* start Material for the task *
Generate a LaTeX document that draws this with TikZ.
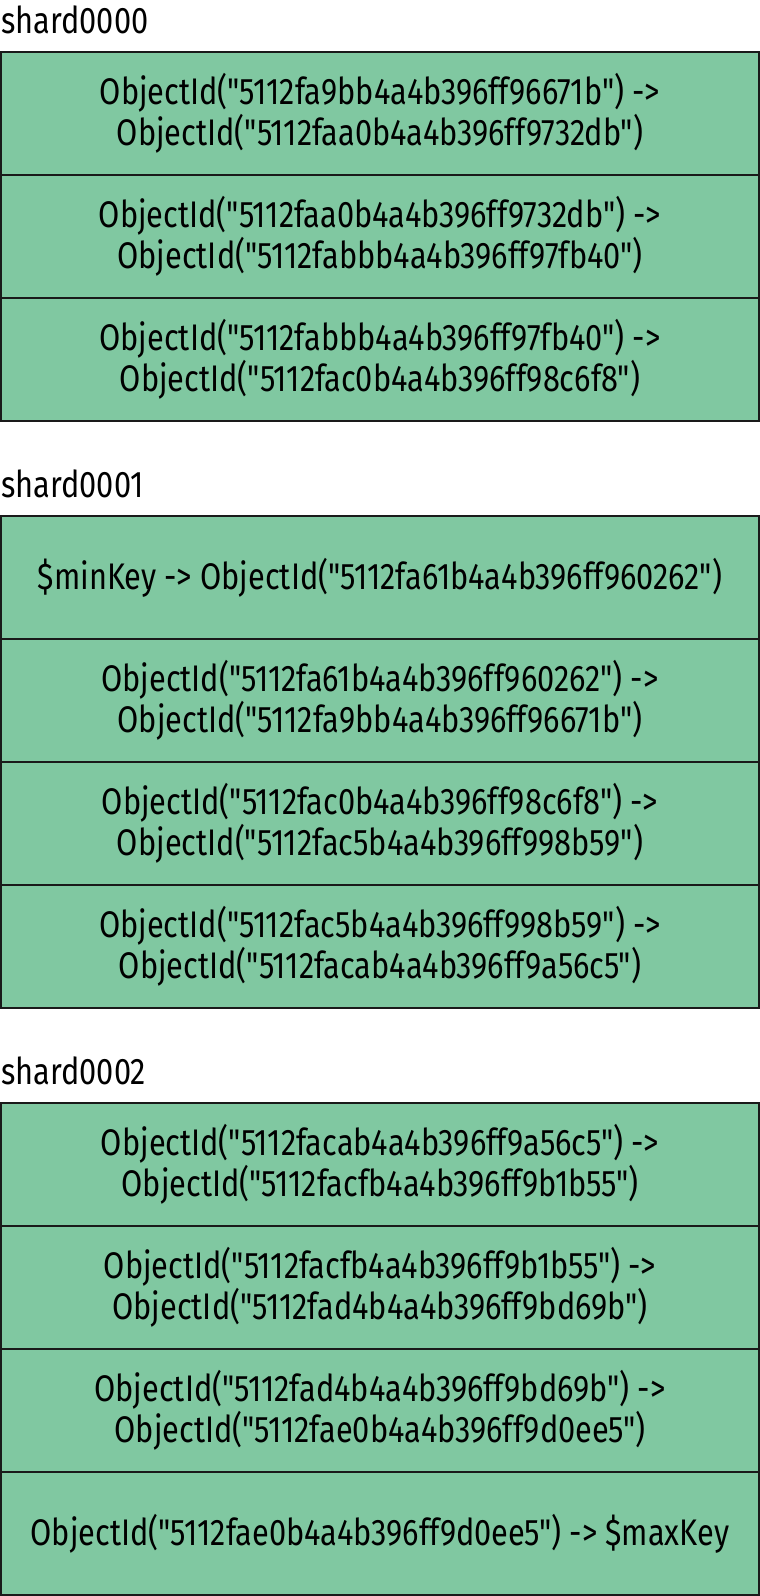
\documentclass[tikz,border=0pt]{standalone}
\usepackage{fontspec}
\newfontfamily\chunkfont{Fira Sans}[FakeStretch=0.83]
\usetikzlibrary{positioning}

\definecolor{chunkgreen}{RGB}{128,200,161}
\definecolor{chunkline}{RGB}{26,26,26}

\tikzset{
	chunk/.style={rectangle, draw=chunkline, line width=1pt, fill=chunkgreen,
		minimum width=379pt, minimum height=61.5pt, inner sep=0pt, outer sep=0pt,
		align=center, font=\chunkfont\fontsize{18.5}{19.5}\selectfont},
	shardlabel/.style={anchor=base west, inner sep=0pt,
		font=\chunkfont\fontsize{18.5}{19.5}\selectfont}
}

\begin{document}
\begin{tikzpicture}[x=0.5pt, y=-0.5pt]
	
	\useasboundingbox (0,0) rectangle (760,1596);
	
	% shard0000
	\node[shardlabel] (shardA) at (1,33) {shard0000};
	\node[chunk, anchor=north] (a1) at (380,52) {ObjectId("5112fa9bb4a4b396ff96671b") ->\\ObjectId("5112faa0b4a4b396ff9732db")};
	\node[chunk, below=0pt of a1] (a2) {ObjectId("5112faa0b4a4b396ff9732db") ->\\ObjectId("5112fabbb4a4b396ff97fb40")};
	\node[chunk, below=0pt of a2] (a3) {ObjectId("5112fabbb4a4b396ff97fb40") ->\\ObjectId("5112fac0b4a4b396ff98c6f8")};
	
	% shard0001
	\node[shardlabel] (shardB) at (1,497) {shard0001};
	\node[chunk, anchor=north] (b1) at (380,516) {\$minKey -> ObjectId("5112fa61b4a4b396ff960262")};
	\node[chunk, below=0pt of b1] (b2) {ObjectId("5112fa61b4a4b396ff960262") ->\\ObjectId("5112fa9bb4a4b396ff96671b")};
	\node[chunk, below=0pt of b2] (b3) {ObjectId("5112fac0b4a4b396ff98c6f8") ->\\ObjectId("5112fac5b4a4b396ff998b59")};
	\node[chunk, below=0pt of b3] (b4) {ObjectId("5112fac5b4a4b396ff998b59") ->\\ObjectId("5112facab4a4b396ff9a56c5")};
	
	% shard0002
	\node[shardlabel] (shardC) at (1,1084) {shard0002};
	\node[chunk, anchor=north] (c1) at (380,1103) {ObjectId("5112facab4a4b396ff9a56c5") ->\\ObjectId("5112facfb4a4b396ff9b1b55")};
	\node[chunk, below=0pt of c1] (c2) {ObjectId("5112facfb4a4b396ff9b1b55") ->\\ObjectId("5112fad4b4a4b396ff9bd69b")};
	\node[chunk, below=0pt of c2] (c3) {ObjectId("5112fad4b4a4b396ff9bd69b") ->\\ObjectId("5112fae0b4a4b396ff9d0ee5")};
	\node[chunk, below=0pt of c3] (c4) {ObjectId("5112fae0b4a4b396ff9d0ee5") -> \$maxKey};
	
\end{tikzpicture}
\end{document}
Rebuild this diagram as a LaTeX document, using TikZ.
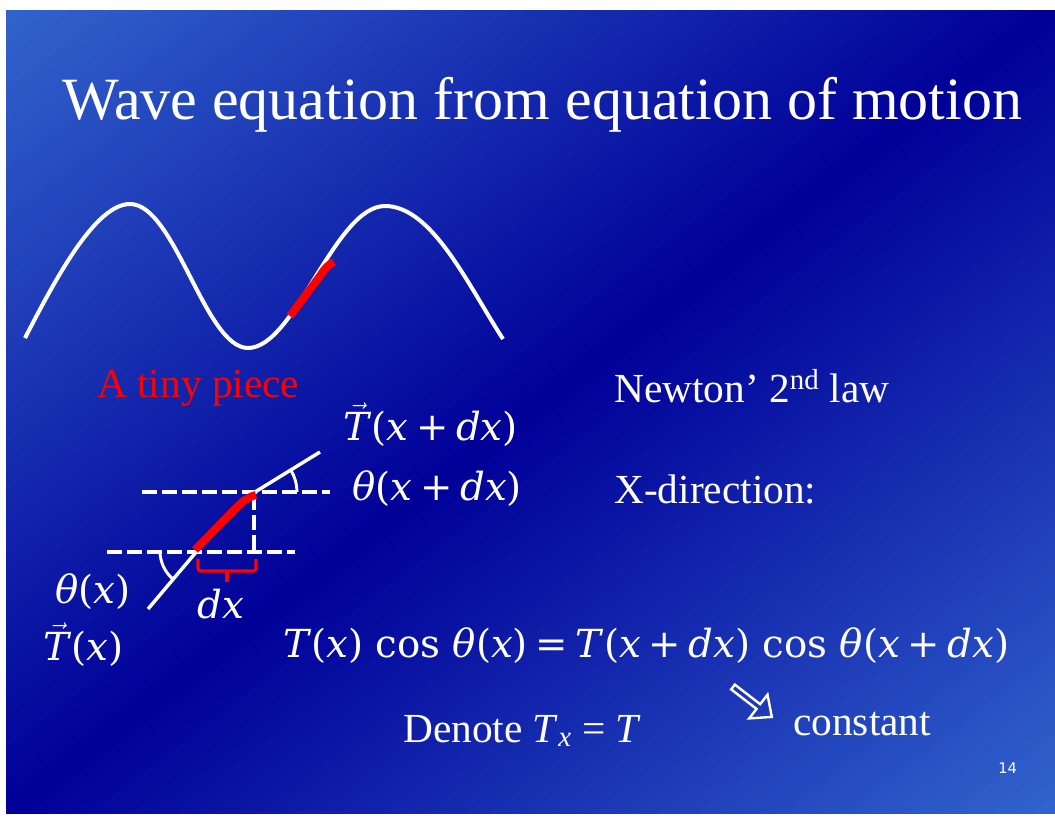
* end Material for the task *
- What to do
Reproduce all the entries that precede this task, word for word, minus any pictures.

- Expected answer
Generate a LaTeX document that draws this with TikZ.
\documentclass[tikz,border=0pt]{standalone}
\usepackage{fontspec}
\newfontfamily\chunkfont{Fira Sans}[FakeStretch=0.83]
\usetikzlibrary{positioning}

\definecolor{chunkgreen}{RGB}{128,200,161}
\definecolor{chunkline}{RGB}{26,26,26}

\tikzset{
	chunk/.style={rectangle, draw=chunkline, line width=1pt, fill=chunkgreen,
		minimum width=379pt, minimum height=61.5pt, inner sep=0pt, outer sep=0pt,
		align=center, font=\chunkfont\fontsize{18.5}{19.5}\selectfont},
	shardlabel/.style={anchor=base west, inner sep=0pt,
		font=\chunkfont\fontsize{18.5}{19.5}\selectfont}
}

\begin{document}
\begin{tikzpicture}[x=0.5pt, y=-0.5pt]
	
	\useasboundingbox (0,0) rectangle (760,1596);
	
	% shard0000
	\node[shardlabel] (shardA) at (1,33) {shard0000};
	\node[chunk, anchor=north] (a1) at (380,52) {ObjectId("5112fa9bb4a4b396ff96671b") ->\\ObjectId("5112faa0b4a4b396ff9732db")};
	\node[chunk, below=0pt of a1] (a2) {ObjectId("5112faa0b4a4b396ff9732db") ->\\ObjectId("5112fabbb4a4b396ff97fb40")};
	\node[chunk, below=0pt of a2] (a3) {ObjectId("5112fabbb4a4b396ff97fb40") ->\\ObjectId("5112fac0b4a4b396ff98c6f8")};
	
	% shard0001
	\node[shardlabel] (shardB) at (1,497) {shard0001};
	\node[chunk, anchor=north] (b1) at (380,516) {\$minKey -> ObjectId("5112fa61b4a4b396ff960262")};
	\node[chunk, below=0pt of b1] (b2) {ObjectId("5112fa61b4a4b396ff960262") ->\\ObjectId("5112fa9bb4a4b396ff96671b")};
	\node[chunk, below=0pt of b2] (b3) {ObjectId("5112fac0b4a4b396ff98c6f8") ->\\ObjectId("5112fac5b4a4b396ff998b59")};
	\node[chunk, below=0pt of b3] (b4) {ObjectId("5112fac5b4a4b396ff998b59") ->\\ObjectId("5112facab4a4b396ff9a56c5")};
	
	% shard0002
	\node[shardlabel] (shardC) at (1,1084) {shard0002};
	\node[chunk, anchor=north] (c1) at (380,1103) {ObjectId("5112facab4a4b396ff9a56c5") ->\\ObjectId("5112facfb4a4b396ff9b1b55")};
	\node[chunk, below=0pt of c1] (c2) {ObjectId("5112facfb4a4b396ff9b1b55") ->\\ObjectId("5112fad4b4a4b396ff9bd69b")};
	\node[chunk, below=0pt of c2] (c3) {ObjectId("5112fad4b4a4b396ff9bd69b") ->\\ObjectId("5112fae0b4a4b396ff9d0ee5")};
	\node[chunk, below=0pt of c3] (c4) {ObjectId("5112fae0b4a4b396ff9d0ee5") -> \$maxKey};
	
\end{tikzpicture}
\end{document}
Rebuild this diagram as a LaTeX document, using TikZ.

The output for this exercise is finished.